What the task requires:
Each entry below is to be written out exactly, and the pictures are to be left out.
= = = = = = =
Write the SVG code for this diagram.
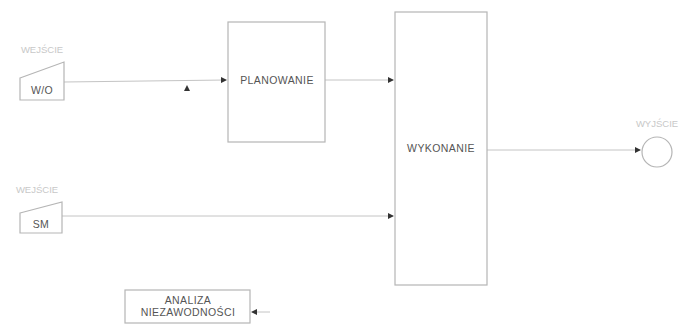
<svg xmlns="http://www.w3.org/2000/svg" width="687" height="334" viewBox="0 0 687 334">
<style>
.box{fill:#fff;stroke:#b5b5b5;stroke-width:1.2}
.ln{fill:none;stroke:#c4c4c4;stroke-width:1}
.t{font-family:"Liberation Sans",Arial,sans-serif;font-size:10.5px;fill:#555;text-anchor:middle;letter-spacing:0.4px}
.lbl{font-family:"Liberation Sans",Arial,sans-serif;font-size:9.5px;fill:#c8c8c8;text-anchor:middle}
.ah{fill:#333}
</style>
<defs>
<marker id="arr" markerWidth="6" markerHeight="6" refX="5" refY="3" orient="auto" markerUnits="userSpaceOnUse">
<path d="M0,0 L6,3 L0,6 Z" class="ah"/>
</marker>
</defs>
<rect width="687" height="334" fill="#fff"/>
<g id="connectors">
<path class="ln" d="M64,82 L226,80" marker-end="url(#arr)"/>
<path d="M184,91 L187,85 L190,91 Z" class="ah"/>
<path class="ln" d="M325,80 L393,80" marker-end="url(#arr)"/>
<path class="ln" d="M62,216 L393,216" marker-end="url(#arr)"/>
<path class="ln" d="M487,150 L640,150" marker-end="url(#arr)"/>
<path class="ln" d="M270,312 L252,312" marker-end="url(#arr)"/>
</g>
<g id="wejscie1">
<text class="lbl" x="42" y="53">WEJŚCIE</text>
<path class="box" d="M20,78 L64,62 L64,100 L20,100 Z"/>
<text class="t" x="42" y="94">W/O</text>
</g>
<g id="wejscie2">
<text class="lbl" x="37" y="193">WEJŚCIE</text>
<path class="box" d="M20,213 L62,202 L62,233 L20,233 Z"/>
<text class="t" x="41" y="228">SM</text>
</g>
<g id="planowanie">
<rect class="box" x="228" y="22" width="97" height="120"/>
<text class="t" x="277" y="84">PLANOWANIE</text>
</g>
<g id="wykonanie">
<rect class="box" x="395" y="12" width="92" height="273"/>
<text class="t" x="441" y="152">WYKONANIE</text>
</g>
<g id="wyjscie">
<text class="lbl" x="657" y="127">WYJŚCIE</text>
<circle class="box" cx="657" cy="152" r="15"/>
</g>
<g id="analiza">
<rect class="box" x="125" y="290" width="125" height="33"/>
<text class="t" x="188" y="304">ANALIZA</text>
<text class="t" x="188" y="316">NIEZAWODNOŚCI</text>
</g>
</svg>
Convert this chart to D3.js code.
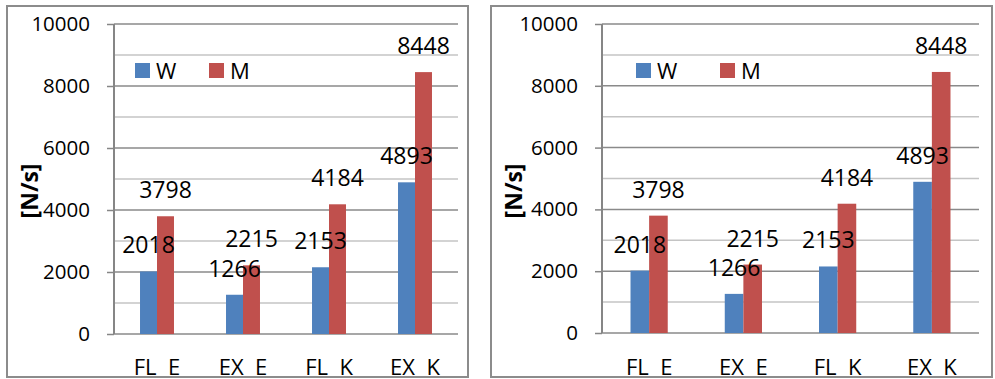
<!DOCTYPE html>
<html>
<head>
<meta charset="utf-8">
<script src="https://cdn.jsdelivr.net/npm/d3@7/dist/d3.min.js"></script>
<style>
  html, body { margin: 0; padding: 0; background: #fff; }
  svg text { font-family: "Open Sans", "Liberation Sans", sans-serif; white-space: pre; }
</style>
</head>
<body>
<svg id="chart" width="995" height="379"></svg>
<script>
// ---- data ----
const categories = ["FL  E", "EX  E", "FL  K", "EX  K"];
const seriesNames = ["W", "M"];
const valuesW = [2018, 1266, 2153, 4893];
const valuesM = [3798, 2215, 4184, 8448];
const yTicks = [0, 2000, 4000, 6000, 8000, 10000];
const yMinorTicks = [1000, 3000, 5000, 7000, 9000];
const yTitle = "[N/s]";

const colors = { W: "#4F81BD", M: "#C0504D" };
const seriesValues = { W: valuesW, M: valuesM };

const svg = d3.select("#chart");

const panels = [
  { bx: 7, by: 6, bw: 461, bh: 371, x0: 114, x1: 458, yTop: 24, yBot: 334,
    titleX: 30, titleY: 191, legW: 135, legM: 209 },
  { bx: 491, by: 6, bw: 501, bh: 371, x0: 602, x1: 979, yTop: 24, yBot: 333,
    titleX: 514, titleY: 191, legW: 636, legM: 720 }
];

panels.forEach(p => {
  const g = svg.append("g");
  const y = d3.scaleLinear().domain([0, 10000]).range([p.yBot, p.yTop]);
  const x = d3.scaleBand().domain(categories).range([p.x0, p.x1]).padding(0);
  const bw = x.bandwidth();
  const groupW = bw * 0.395;
  const xs = d3.scaleBand().domain(seriesNames)
    .range([bw / 2 - groupW / 2, bw / 2 + groupW / 2]).padding(0);

  // border
  g.append("rect").attr("x", p.bx).attr("y", p.by).attr("width", p.bw).attr("height", p.bh)
    .attr("fill", "#fff").attr("stroke", "#8c8c8c").attr("stroke-width", 2);

  // minor gridlines
  g.selectAll(".minor").data(yMinorTicks).join("line")
    .attr("x1", p.x0).attr("x2", p.x1)
    .attr("y1", d => y(d)).attr("y2", d => y(d))
    .attr("stroke", "#c4c4c4").attr("stroke-width", 1.5);

  // y axis with major gridlines
  const yAxis = d3.axisLeft(y).tickValues(yTicks).tickSize(7).tickPadding(17)
    .tickFormat(d3.format("d"));
  const ya = g.append("g").attr("transform", `translate(${p.x0},0)`).call(yAxis);
  ya.select(".domain").remove();
  ya.selectAll(".tick line").attr("stroke", "#868686").attr("stroke-width", 1.5);
  ya.selectAll(".tick text").attr("font-size", 20.5).attr("fill", "#000")
    .attr("font-family", "'Open Sans', sans-serif");
  g.selectAll(".major").data(yTicks).join("line")
    .attr("x1", p.x0).attr("x2", p.x1)
    .attr("y1", d => y(d)).attr("y2", d => y(d))
    .attr("stroke", "#8a8a8a").attr("stroke-width", 1.5);
  g.append("line").attr("x1", p.x0).attr("x2", p.x0).attr("y1", p.yTop).attr("y2", p.yBot)
    .attr("stroke", "#868686").attr("stroke-width", 2);

  // bars
  seriesNames.forEach(s => {
    const vals = seriesValues[s];
    g.selectAll(".bar" + s).data(categories).join("rect")
      .attr("x", (c) => x(c) + xs(s))
      .attr("width", xs.bandwidth())
      .attr("y", (c, i) => y(vals[i]))
      .attr("height", (c, i) => y(0) - y(vals[i]))
      .attr("fill", colors[s]);
  });
  // data labels
  seriesNames.forEach(s => {
    const vals = seriesValues[s];
    g.selectAll(".lab" + s).data(categories).join("text")
      .attr("x", c => x(c) + xs(s) + xs.bandwidth() / 2)
      .attr("y", (c, i) => y(vals[i]) - 18)
      .attr("text-anchor", "middle").attr("font-size", 23).attr("fill", "#000")
      .text((c, i) => vals[i]);
  });

  // x axis labels
  g.selectAll(".xl").data(categories).join("text")
    .attr("x", c => x(c) + bw / 2).attr("y", 375)
    .attr("text-anchor", "middle").attr("font-size", 22).attr("fill", "#000")
    .text(c => c);

  // y title
  g.append("text")
    .attr("transform", `translate(${p.titleX + 8},${p.titleY}) rotate(-90)`)
    .attr("text-anchor", "middle").attr("font-size", 23).attr("font-weight", "bold")
    .attr("fill", "#000").text(yTitle);

  // legend
  const legX = { W: p.legW, M: p.legM };
  seriesNames.forEach(s => {
    g.append("rect").attr("x", legX[s]).attr("y", 63).attr("width", 15).attr("height", 15)
      .attr("fill", colors[s]);
    g.append("text").attr("x", legX[s] + 21).attr("y", 79)
      .attr("font-size", 22).attr("fill", "#000").text(s);
  });
});
</script>
</body>
</html>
= = = = = = =
Solved problem:
Write the SVG code for this diagram.
<svg xmlns="http://www.w3.org/2000/svg" width="687" height="334" viewBox="0 0 687 334">
<style>
.box{fill:#fff;stroke:#b5b5b5;stroke-width:1.2}
.ln{fill:none;stroke:#c4c4c4;stroke-width:1}
.t{font-family:"Liberation Sans",Arial,sans-serif;font-size:10.5px;fill:#555;text-anchor:middle;letter-spacing:0.4px}
.lbl{font-family:"Liberation Sans",Arial,sans-serif;font-size:9.5px;fill:#c8c8c8;text-anchor:middle}
.ah{fill:#333}
</style>
<defs>
<marker id="arr" markerWidth="6" markerHeight="6" refX="5" refY="3" orient="auto" markerUnits="userSpaceOnUse">
<path d="M0,0 L6,3 L0,6 Z" class="ah"/>
</marker>
</defs>
<rect width="687" height="334" fill="#fff"/>
<g id="connectors">
<path class="ln" d="M64,82 L226,80" marker-end="url(#arr)"/>
<path d="M184,91 L187,85 L190,91 Z" class="ah"/>
<path class="ln" d="M325,80 L393,80" marker-end="url(#arr)"/>
<path class="ln" d="M62,216 L393,216" marker-end="url(#arr)"/>
<path class="ln" d="M487,150 L640,150" marker-end="url(#arr)"/>
<path class="ln" d="M270,312 L252,312" marker-end="url(#arr)"/>
</g>
<g id="wejscie1">
<text class="lbl" x="42" y="53">WEJŚCIE</text>
<path class="box" d="M20,78 L64,62 L64,100 L20,100 Z"/>
<text class="t" x="42" y="94">W/O</text>
</g>
<g id="wejscie2">
<text class="lbl" x="37" y="193">WEJŚCIE</text>
<path class="box" d="M20,213 L62,202 L62,233 L20,233 Z"/>
<text class="t" x="41" y="228">SM</text>
</g>
<g id="planowanie">
<rect class="box" x="228" y="22" width="97" height="120"/>
<text class="t" x="277" y="84">PLANOWANIE</text>
</g>
<g id="wykonanie">
<rect class="box" x="395" y="12" width="92" height="273"/>
<text class="t" x="441" y="152">WYKONANIE</text>
</g>
<g id="wyjscie">
<text class="lbl" x="657" y="127">WYJŚCIE</text>
<circle class="box" cx="657" cy="152" r="15"/>
</g>
<g id="analiza">
<rect class="box" x="125" y="290" width="125" height="33"/>
<text class="t" x="188" y="304">ANALIZA</text>
<text class="t" x="188" y="316">NIEZAWODNOŚCI</text>
</g>
</svg>
Convert this chart to D3.js code.
<!DOCTYPE html>
<html>
<head>
<meta charset="utf-8">
<script src="https://cdn.jsdelivr.net/npm/d3@7/dist/d3.min.js"></script>
<style>
  html, body { margin: 0; padding: 0; background: #fff; }
  svg text { font-family: "Open Sans", "Liberation Sans", sans-serif; white-space: pre; }
</style>
</head>
<body>
<svg id="chart" width="995" height="379"></svg>
<script>
// ---- data ----
const categories = ["FL  E", "EX  E", "FL  K", "EX  K"];
const seriesNames = ["W", "M"];
const valuesW = [2018, 1266, 2153, 4893];
const valuesM = [3798, 2215, 4184, 8448];
const yTicks = [0, 2000, 4000, 6000, 8000, 10000];
const yMinorTicks = [1000, 3000, 5000, 7000, 9000];
const yTitle = "[N/s]";

const colors = { W: "#4F81BD", M: "#C0504D" };
const seriesValues = { W: valuesW, M: valuesM };

const svg = d3.select("#chart");

const panels = [
  { bx: 7, by: 6, bw: 461, bh: 371, x0: 114, x1: 458, yTop: 24, yBot: 334,
    titleX: 30, titleY: 191, legW: 135, legM: 209 },
  { bx: 491, by: 6, bw: 501, bh: 371, x0: 602, x1: 979, yTop: 24, yBot: 333,
    titleX: 514, titleY: 191, legW: 636, legM: 720 }
];

panels.forEach(p => {
  const g = svg.append("g");
  const y = d3.scaleLinear().domain([0, 10000]).range([p.yBot, p.yTop]);
  const x = d3.scaleBand().domain(categories).range([p.x0, p.x1]).padding(0);
  const bw = x.bandwidth();
  const groupW = bw * 0.395;
  const xs = d3.scaleBand().domain(seriesNames)
    .range([bw / 2 - groupW / 2, bw / 2 + groupW / 2]).padding(0);

  // border
  g.append("rect").attr("x", p.bx).attr("y", p.by).attr("width", p.bw).attr("height", p.bh)
    .attr("fill", "#fff").attr("stroke", "#8c8c8c").attr("stroke-width", 2);

  // minor gridlines
  g.selectAll(".minor").data(yMinorTicks).join("line")
    .attr("x1", p.x0).attr("x2", p.x1)
    .attr("y1", d => y(d)).attr("y2", d => y(d))
    .attr("stroke", "#c4c4c4").attr("stroke-width", 1.5);

  // y axis with major gridlines
  const yAxis = d3.axisLeft(y).tickValues(yTicks).tickSize(7).tickPadding(17)
    .tickFormat(d3.format("d"));
  const ya = g.append("g").attr("transform", `translate(${p.x0},0)`).call(yAxis);
  ya.select(".domain").remove();
  ya.selectAll(".tick line").attr("stroke", "#868686").attr("stroke-width", 1.5);
  ya.selectAll(".tick text").attr("font-size", 20.5).attr("fill", "#000")
    .attr("font-family", "'Open Sans', sans-serif");
  g.selectAll(".major").data(yTicks).join("line")
    .attr("x1", p.x0).attr("x2", p.x1)
    .attr("y1", d => y(d)).attr("y2", d => y(d))
    .attr("stroke", "#8a8a8a").attr("stroke-width", 1.5);
  g.append("line").attr("x1", p.x0).attr("x2", p.x0).attr("y1", p.yTop).attr("y2", p.yBot)
    .attr("stroke", "#868686").attr("stroke-width", 2);

  // bars
  seriesNames.forEach(s => {
    const vals = seriesValues[s];
    g.selectAll(".bar" + s).data(categories).join("rect")
      .attr("x", (c) => x(c) + xs(s))
      .attr("width", xs.bandwidth())
      .attr("y", (c, i) => y(vals[i]))
      .attr("height", (c, i) => y(0) - y(vals[i]))
      .attr("fill", colors[s]);
  });
  // data labels
  seriesNames.forEach(s => {
    const vals = seriesValues[s];
    g.selectAll(".lab" + s).data(categories).join("text")
      .attr("x", c => x(c) + xs(s) + xs.bandwidth() / 2)
      .attr("y", (c, i) => y(vals[i]) - 18)
      .attr("text-anchor", "middle").attr("font-size", 23).attr("fill", "#000")
      .text((c, i) => vals[i]);
  });

  // x axis labels
  g.selectAll(".xl").data(categories).join("text")
    .attr("x", c => x(c) + bw / 2).attr("y", 375)
    .attr("text-anchor", "middle").attr("font-size", 22).attr("fill", "#000")
    .text(c => c);

  // y title
  g.append("text")
    .attr("transform", `translate(${p.titleX + 8},${p.titleY}) rotate(-90)`)
    .attr("text-anchor", "middle").attr("font-size", 23).attr("font-weight", "bold")
    .attr("fill", "#000").text(yTitle);

  // legend
  const legX = { W: p.legW, M: p.legM };
  seriesNames.forEach(s => {
    g.append("rect").attr("x", legX[s]).attr("y", 63).attr("width", 15).attr("height", 15)
      .attr("fill", colors[s]);
    g.append("text").attr("x", legX[s] + 21).attr("y", 79)
      .attr("font-size", 22).attr("fill", "#000").text(s);
  });
});
</script>
</body>
</html>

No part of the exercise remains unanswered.